Irish-Malaysian engineering group Kentz said it is “comfortable” with analysts’ estimates for revenue of around $700 million this year.
“For most of our clients, if not all, their capital spend projects are pretty much intact,” chief executive Hugh O’Donnell said today.
The company today reported a 18.7 per cent increase in pretax profits to $40.7 million (€30.8m) and said its cash balances increased almost 25 per cent to $154.4 million.
Co Tipperary-based Kentz designs and supplies control systems under contract for oil and gas refining and the production of chemicals and pharmaceuticals.
Earnings per share, basic and diluted, came to $0.25, a gain of 10 per cent and the company is proposing a final dividend of 3.8 cents per share.
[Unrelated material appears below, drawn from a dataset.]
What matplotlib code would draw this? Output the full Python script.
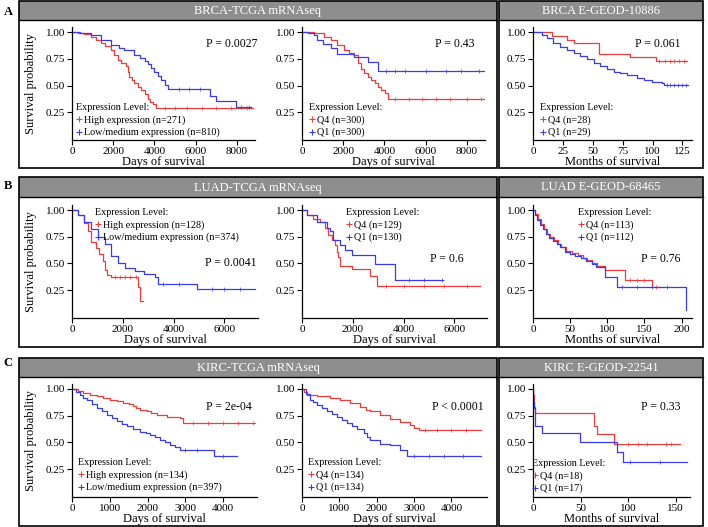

This dividend is roughly two-thirds of the level of 2008 and is due to be paid in June.
Kentz said it had a backlog of $1 billion as of the end of January and had new orders worth $200 million.
Large orders in Qatar and South Africa, which make up around half of its current $1 billion backlog and give the company “good visibility” into 2011, Mr O’Donnell said.
The AIM-listed company floated on February 5th, raising £66.7 million.
The company concentrates on oil, gas and petrochemical projects in developing regions and said the increase in exploration and development spending by energy companies had been positive.
Kentz said it was “reasonably” well-insulated against the downturn in petrol prices as its main market, the Middle East, has relatively low production costs.
It said while some projects had been delayed, very few had been cancelled and that the long-term demand for oil and gas was very positive.
Mr O’Donnell said management viewed the outlook for the company as “positive” and said that the “recent fall in the cost of raw materials should mean that there is more appetite for downstream oil and gas developments as well as the replenishment and modernisation of existing projects”.
Chairman Tan Sri Mohd Razali Abdul Rahman said the strategy for dealing with the downturn was to seek additional resources to further growth in its “upstream oil and gas market” and to seek out new opportunities.
At 11am shares in Kentz were up 6 pern cent at 122.5 pence giving the company a market cap of £142.5 million. It has lost 17 per cent of its value over the last 12 months.